Passenger cars, distribution trucks and buses in urban areas will achieve zero emissions.

  • The automotive industry is developing the technologies to realise zero emission urban transport, i.e. BEVs, PHEVs, and FCEVs. For this we need to both increase battery capacities and reduce the overall powertrain costs. Smart vehicle technologies are important for HEV, PHEV, REEV to provide evidence of “zero emission” capability before entering the inner city (e.g. charging state of the battery).
  • However, the availability of alternative-fuels infrastructure needs to increase dramatically. Therefore major investments in public (fast) charging infrastructure are necessary. Additionally, every customer has to be able to charge at home and/or at work. At these locations low-power charging is effective due to long idle times.
  • From a technical point of view, this includes an extensive roll-out of charging points accompanied by upgrades to the nearby low voltage electricity grid connections, wherever necessary. In addition, the development of an adequate and effective regulatory framework, the introduction of uniform standards, and the promotion of further incentive measures will be required.

Long-distance travels with passenger cars and long-haul commercial vehicles will primarily be dominated by PHEVs, HEVs, and advanced ICE propelled vehicles. Due to existing challenges, BEVs only represent a complementary long-distance option.

  • The dominating powertrain technologies for 2030 long-distance vehicles are PHEVs, hybrids, and advanced ICE vehicles due to their high driving range. FCEVs fuelled with green hydrogen will be added to the long-distance powertrain options.
  • BEVs will complement long distance vehicle transport combined with an appropriate roll-out of fast charging infrastructure. This limitation is mainly related to high battery costs and the required high investments for a large number of peak load capable fast charging stations to cope with high demand situations.
  • Besides the roll-out of fast charging stations, further H2 refuelling stations will be necessary with an increasing number of FCEVs.
  • Chemical energy carriers, primarily liquid fuels, will remain relevant for road transport in 2030 due to their high energy density. To proceed towards zero impact emissions these fuels need to become increasingly sustainable, e.g. by introducing synthetic fuels produced from renewable electricity.

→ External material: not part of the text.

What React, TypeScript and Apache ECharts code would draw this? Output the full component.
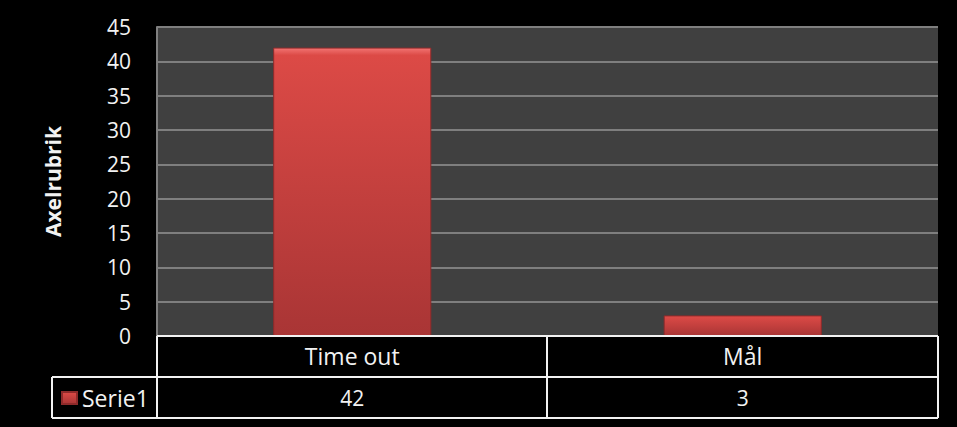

The internal combustion engine as a core component of PHEVs, HEVs, and advanced ICE vehicles maintains its relevance within a long-term perspective.

  • In future with advanced internal combustion engines, pollutant emissions will reach zero impact level.
  • Besides BEVs and FCEVs, PHEVs represent suitable ICE-equipped vehicle concepts for those urban areas with access restrictions. Zero emissions can be achieved in electric mode within city limits, while ICE can still be used elsewhere.
  • Sustainable alternative fuels produced from renewable sources bear the potential for a further reduction of greenhouse gas emissions in a well-to-wheel frame. CNG / Renewable gases can also reduce direct vehicle greenhouse gas emissions towards 2030.

All types of sustainable propulsion will be required to use renewable electricity as their primary energy carrier.

  • The primary application of green (renewable) energy within road transport is for charging BEVs and PHEVs. Vehicle grid integration must be considered by all actors.
  • The surplus of generated renewable electricity can be converted into hydrogen for storage and propulsion in FCEVs. Generating synthetic fuels will allow green electricity to be used in ICE powertrains, while benefitting from existing energy/fuel infrastructures.
  • The economic competitiveness of synthetic fuels generated from renewable energy sources will depend on CO2 emission pricing (for non-renewable energy carriers) or other incentives.
  • Biofuels should complement the use of renewable fuels to some extent, if strict and verifiable sustainability criteria are being applied e.g. no monocultures and no conflict with food and feed crop cultivation.